## MATERIAL SUPPLIED
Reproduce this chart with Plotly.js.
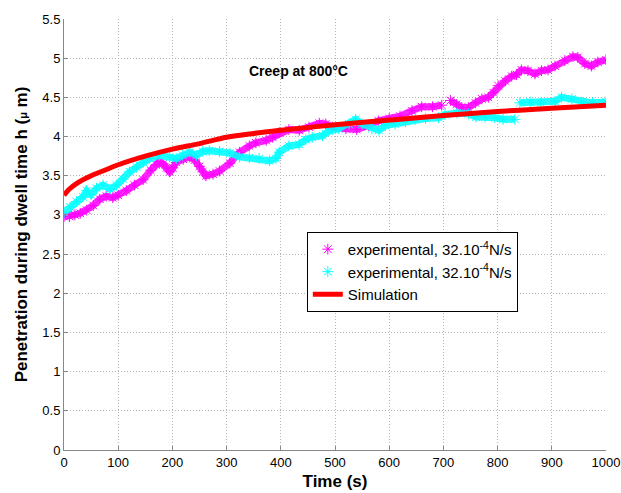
<!DOCTYPE html>
<html>
<head>
<meta charset="utf-8">
<script src="https://cdn.plot.ly/plotly-3.0.1.min.js"></script>
<style>html,body{margin:0;padding:0;background:#fff;}#chart{width:621px;height:493px;}</style>
</head>
<body>
<div id="chart"></div>
<script>
// Experimental series 1 (magenta)
var exp1Time = [0,10,20,30,42,54,66,78,90,100,115,130,146,160,170,176,183,189,195,201,207,220,232,241,250,256,262,275,287,306,324,342,354,373,385,397,415,434,452,471,483,495,520,540,562,580,600,620,642,660,680,697,705,713,724,734,746,759,771,783,792,801,814,826,835,844,856,869,881,893,906,924,939,948,961,973,985,1000];
var exp1H    = [2.98,2.98,3.0,3.02,3.06,3.12,3.2,3.24,3.22,3.25,3.31,3.38,3.45,3.57,3.64,3.68,3.65,3.6,3.55,3.6,3.67,3.71,3.74,3.7,3.62,3.55,3.5,3.52,3.56,3.66,3.8,3.88,3.92,3.95,3.99,4.05,4.09,4.08,4.12,4.17,4.16,4.12,4.1,4.09,4.14,4.2,4.23,4.26,4.33,4.38,4.38,4.4,null,4.46,4.41,4.37,4.37,4.43,4.48,4.5,4.56,4.65,4.71,4.77,4.79,4.85,4.84,4.8,4.84,4.85,4.9,4.97,5.02,5.01,4.93,4.9,4.95,4.98];
// Experimental series 2 (cyan)
var exp2Time = [0,11,23,35,42,50,60,72,85,97,109,121,134,146,158,176,195,207,219,232,244,256,268,287,306,324,342,360,379,391,397,415,434,446,458,477,489,507,526,538,550,568,581,593,611,630,648,667,691,703,725,746,760,777,795,810,832,836,841,860,880,906,918,937,955,975,1000];
var exp2H    = [3.03,3.1,3.17,3.23,3.31,3.26,3.34,3.38,3.33,3.38,3.46,3.55,3.61,3.67,3.72,3.76,3.74,3.72,3.76,3.8,3.76,3.81,3.82,3.81,3.79,3.74,3.73,3.72,3.69,3.72,3.8,3.88,3.9,3.96,3.99,4.01,4.07,4.1,4.16,4.22,4.16,4.1,4.08,4.14,4.16,4.19,4.22,4.23,4.24,4.28,4.3,4.29,4.25,4.25,4.24,4.22,4.22,null,4.43,4.44,4.43,4.45,4.5,4.48,4.44,4.43,4.44];
// Simulation (red)
var simTime = [0,10,25,50,75,100,150,200,250,300,350,400,500,600,700,800,900,1000];
var simH    = [3.25,3.33,3.41,3.5,3.57,3.64,3.75,3.84,3.91,3.99,4.04,4.08,4.15,4.21,4.27,4.32,4.36,4.40];

var xTicks = [0,100,200,300,400,500,600,700,800,900,1000];
var yTicks = [0,0.5,1,1.5,2,2.5,3,3.5,4,4.5,5,5.5];
var legendLabel = 'experimental, 32.10<sup>-4</sup>N/s';

var FONT = 'Liberation Sans, Arial, Helvetica, sans-serif';
var MAG = '#ff00ff', CYA = '#00ffff', RED = '#ff0000';

var traces = [
  {x: exp1Time, y: exp1H, mode: 'lines', line: {color: MAG, width: 7}, opacity: 0.85, showlegend: false, hoverinfo: 'skip', connectgaps: false},
  {x: exp1Time, y: exp1H, mode: 'markers', name: legendLabel,
   marker: {symbol: 'asterisk-open', size: 9, color: MAG, line: {color: MAG, width: 1}}},
  {x: exp2Time, y: exp2H, mode: 'lines', line: {color: CYA, width: 7}, opacity: 0.85, showlegend: false, hoverinfo: 'skip', connectgaps: false},
  {x: exp2Time, y: exp2H, mode: 'markers', name: legendLabel,
   marker: {symbol: 'asterisk-open', size: 9, color: CYA, line: {color: CYA, width: 1}}},
  {x: simTime, y: simH, mode: 'lines', name: 'Simulation', line: {color: RED, width: 5, shape: 'spline'}}
];

var layout = {
  width: 621, height: 493,
  margin: {l: 64, r: 15, t: 19, b: 43},
  paper_bgcolor: '#fff', plot_bgcolor: '#fff',
  font: {family: FONT, size: 13, color: '#000'},
  showlegend: true,
  legend: {x: 0.448, y: 0.506, xanchor: 'left', yanchor: 'top',
    bgcolor: '#fff', bordercolor: '#000', borderwidth: 1,
    font: {family: FONT, size: 15, color: '#000'}, tracegroupgap: 0},
  xaxis: {
    range: [0, 1000], tickvals: xTicks, ticktext: xTicks.map(String),
    showgrid: true, gridcolor: '#b4b4b4', griddash: '1px,2px', gridwidth: 1,
    zeroline: false, showline: true, linecolor: '#888', linewidth: 1,
    ticks: 'inside', ticklen: 4, tickcolor: '#888', ticklabeloverflow: 'allow',
    tickfont: {family: FONT, size: 13, color: '#000'},
    title: {text: '<b>Time (s)</b>', font: {family: FONT, size: 17, color: '#000'}, standoff: 6}
  },
  yaxis: {
    range: [0, 5.5], tickvals: yTicks, ticktext: yTicks.map(String),
    showgrid: true, gridcolor: '#b4b4b4', griddash: '1px,2px', gridwidth: 1,
    zeroline: false, showline: true, linecolor: '#888', linewidth: 1,
    ticks: 'inside', ticklen: 4, tickcolor: '#888',
    tickfont: {family: FONT, size: 13, color: '#000'},
    title: {text: '<b>Penetration during dwell time h (<span style="font-size:11px">μ</span> m)</b>', font: {family: FONT, size: 17, color: '#000'}, standoff: 10}
  },
  annotations: [{
    x: 432, y: 4.84, xref: 'x', yref: 'y', showarrow: false,
    text: '<b>Creep at 800°C</b>', font: {family: FONT, size: 14, color: '#000'}
  }]
};

Plotly.newPlot('chart', traces, layout, {displayModeBar: false, staticPlot: true});
</script>
</body>
</html>
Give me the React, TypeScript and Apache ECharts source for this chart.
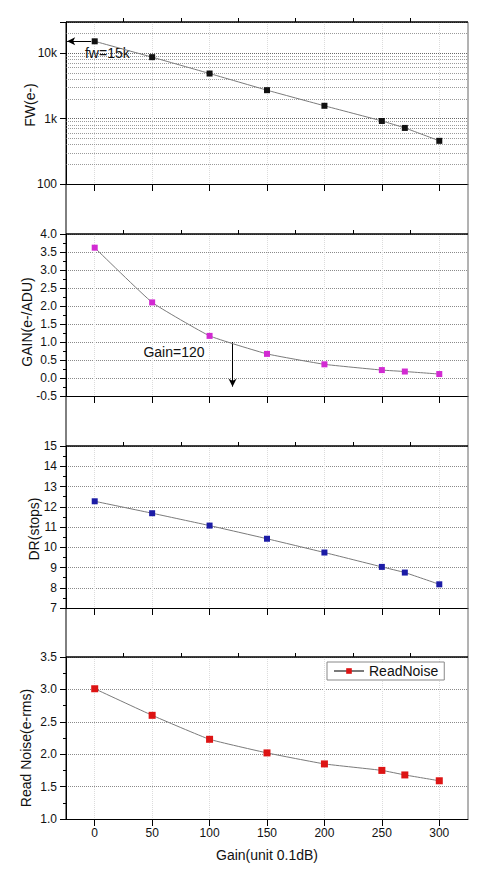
import React, { useEffect, useRef } from "react";
import * as echarts from "echarts";

const gains = [0, 50, 100, 150, 200, 250, 270, 300];
const fullWell = [15200, 8700, 4890, 2720, 1570, 920, 720, 457];
const gainEADU = [3.62, 2.1, 1.17, 0.67, 0.38, 0.22, 0.18, 0.11];
const dynamicRange = [12.27, 11.68, 11.07, 10.42, 9.74, 9.03, 8.75, 8.17];
const readNoise = [3.01, 2.6, 2.23, 2.02, 1.85, 1.75, 1.68, 1.59];

const xMajorTicks = [0, 50, 100, 150, 200, 250, 300];
const xMinorTicks = [25, 75, 125, 175, 225, 275];
const fwMinorGrid = [200, 300, 400, 500, 600, 700, 800, 900, 2000, 3000, 4000, 5000, 6000, 7000, 8000, 9000, 20000];
const fwTickLabels: Record<number, string> = { 100: "100", 1000: "1k", 10000: "10k" };

const panelNames = ["FW(e-)", "GAIN(e-/ADU)", "DR(stops)", "Read Noise(e-rms)"];
const panelMin = [100, -0.5, 7, 1.0];
const panelMax = [30000, 4.0, 15, 3.5];
const panelInterval = [0, 0.5, 1, 0.5];
const panelColors = ["#111111", "#d22ad2", "#1c1ca6", "#dd1414"];
const panelSeries = [fullWell, gainEADU, dynamicRange, readNoise];

const FONT = "Liberation Sans";
const LEFT = 66;
const RIGHT = 468;
const TOPS = [22, 234, 446, 657];
const HEIGHT = 162;
const NAME_GAPS = [29, 32, 25, 33];
const NAME_PAD = [[0, 4, 0, 0], [0, 14, 0, 0], [0, 4, 0, 0], [0, 20, 0, 0]];

export default function App() {
  const ref = useRef<HTMLDivElement>(null);
  useEffect(() => {
    document.body.style.margin = "0";
    if (!ref.current) return;
    const chart = echarts.init(ref.current, undefined, { renderer: "svg" });

    const grids = TOPS.map((t) => ({ left: LEFT, width: RIGHT - LEFT, top: t, height: HEIGHT }));

    const xAxes: any[] = [];
    TOPS.forEach((_, i) => {
      xAxes.push({
        type: "value",
        gridIndex: i,
        min: -25,
        max: 325,
        splitNumber: 7,
        axisLine: { show: true, onZero: false, lineStyle: { color: "#000", width: 1 } },
        axisTick: { show: true, inside: false, length: 7, customValues: xMajorTicks, lineStyle: { color: "#000" } },
        axisLabel: {
          show: i === 3,
          customValues: xMajorTicks,
          fontSize: 12,
          color: "#111",
          margin: 8,
          fontFamily: FONT,
        },
        splitLine: { show: true, lineStyle: { color: "#dcdcdc", type: "dotted", width: 1 } },
        name: i === 3 ? "Gain(unit 0.1dB)" : "",
        nameLocation: "middle",
        nameGap: 29,
        nameMoveOverlap: false,
        nameTextStyle: { fontSize: 14, color: "#111", fontFamily: FONT },
      });
      xAxes.push({
        type: "value",
        gridIndex: i,
        min: -25,
        max: 325,
        splitNumber: 7,
        axisLine: { show: false, onZero: false },
        axisTick: { show: true, inside: false, length: 4, customValues: xMinorTicks, lineStyle: { color: "#000" } },
        axisLabel: { show: false },
        splitLine: { show: false },
      });
    });

    const yAxes: any[] = TOPS.map((_, i) => {
      const common: any = {
        gridIndex: i,
        min: panelMin[i],
        max: panelMax[i],
        axisLine: { show: true, onZero: false, lineStyle: { color: "#000", width: 1 } },
        axisTick: { show: true, inside: false, length: 6, lineStyle: { color: "#000" } },
        splitLine: { show: true, lineStyle: { color: "#8a8a8a", type: "dotted", width: 1 } },
        name: panelNames[i],
        nameLocation: "middle",
        nameGap: NAME_GAPS[i],
        nameMoveOverlap: false,
        nameTextStyle: { fontSize: 14, color: "#111", fontFamily: FONT, padding: NAME_PAD[i] },
      };
      if (i === 0) {
        return {
          ...common,
          type: "log",
          logBase: 10,
          axisLabel: {
            fontSize: 12,
            color: "#111",
            margin: 9,
            fontFamily: FONT,
            formatter: (v: number) => fwTickLabels[Math.round(v)] ?? "",
          },
          splitLine: { show: true, lineStyle: { color: "#666", type: "dotted", width: 1 } },
        };
      }
      return {
        ...common,
        type: "value",
        interval: panelInterval[i],
        minorTick: { show: true, splitNumber: 2, length: 3, lineStyle: { color: "#000" } },
        axisLabel: {
          fontSize: 12,
          color: "#111",
          margin: 9,
          fontFamily: FONT,
          formatter: (v: number) => (i === 2 ? String(Math.round(v)) : v.toFixed(1)),
        },
      };
    });

    const series: any[] = panelSeries.map((vals, i) => {
      const s: any = {
        name: i === 3 ? "ReadNoise" : panelNames[i],
        type: "line",
        xAxisIndex: i * 2,
        yAxisIndex: i,
        data: gains.map((g, k) => [g, vals[k]]),
        symbol: "rect",
        symbolSize: i === 3 ? 7 : 6,
        smooth: 0.12,
        lineStyle: { color: "#7a7a7a", width: 1 },
        itemStyle: { color: panelColors[i] },
        z: 5,
      };
      if (i === 0) {
        s.markLine = {
          silent: true,
          animation: false,
          symbol: ["none", "none"],
          label: { show: false },
          lineStyle: { color: "#9a9a9a", type: "dotted", width: 1 },
          data: [
            ...fwMinorGrid.map((v) => ({ yAxis: v })),
            [
              { coord: [-24, fullWell[0]], symbol: "arrow", symbolSize: [6, 8], lineStyle: { color: "#000", type: "solid", width: 1 } },
              { coord: [-3, fullWell[0]], symbol: "none" },
            ],
          ],
        };
        s.markPoint = {
          silent: true,
          animation: false,
          data: [
            {
              coord: [11, 10000],
              symbol: "circle",
              symbolSize: 0,
              label: { show: true, position: "inside", formatter: "fw=15k", fontSize: 14, color: "#111", fontFamily: FONT },
            },
          ],
        };
      }
      if (i === 1) {
        s.markLine = {
          silent: true,
          animation: false,
          symbol: ["none", "none"],
          label: { show: false },
          data: [
            [
              { coord: [120, 1.0], symbol: "none", lineStyle: { color: "#000", type: "solid", width: 1 } },
              { coord: [120, -0.24], symbol: "arrow", symbolSize: [6, 8] },
            ],
          ],
        };
        s.markPoint = {
          silent: true,
          animation: false,
          data: [
            {
              coord: [69, 0.73],
              symbol: "circle",
              symbolSize: 0,
              label: { show: true, position: "inside", formatter: "Gain=120", fontSize: 14, color: "#111", fontFamily: FONT },
            },
          ],
        };
      }
      return s;
    });

    const graphic: any[] = [
      { type: "line", shape: { x1: LEFT, y1: TOPS[0], x2: LEFT, y2: TOPS[3] + HEIGHT }, style: { stroke: "#000", lineWidth: 1 }, z: 10 },
      { type: "line", shape: { x1: RIGHT, y1: TOPS[0], x2: RIGHT, y2: TOPS[3] + HEIGHT }, style: { stroke: "#666", lineWidth: 1 }, z: 10 },
      ...TOPS.map((t) => ({
        type: "line",
        shape: { x1: LEFT, y1: t, x2: RIGHT, y2: t },
        style: { stroke: "#000", lineWidth: 1.5 },
        z: 10,
      })),
    ];

    chart.setOption({
      animation: false,
      backgroundColor: "#fff",
      textStyle: { fontFamily: FONT },
      grid: grids,
      xAxis: xAxes,
      yAxis: yAxes,
      series,
      graphic,
      legend: {
        data: ["ReadNoise"],
        left: 327,
        top: 662,
        padding: [2, 6],
        itemGap: 0,
        itemWidth: 30,
        itemHeight: 7,
        borderColor: "#888",
        borderWidth: 1,
        backgroundColor: "#fff",
        textStyle: { fontSize: 14, color: "#111", fontFamily: FONT },
      },
    });
    return () => chart.dispose();
  }, []);
  return <div ref={ref} style={{ width: 498, height: 876 }} />;
}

## WHAT IS ASKED
Go through the entries above and pull out each line with "React" in it.

## RESPONSE BELOW
Give me the React, TypeScript and Apache ECharts source for this chart.
import React, { useEffect, useRef } from "react";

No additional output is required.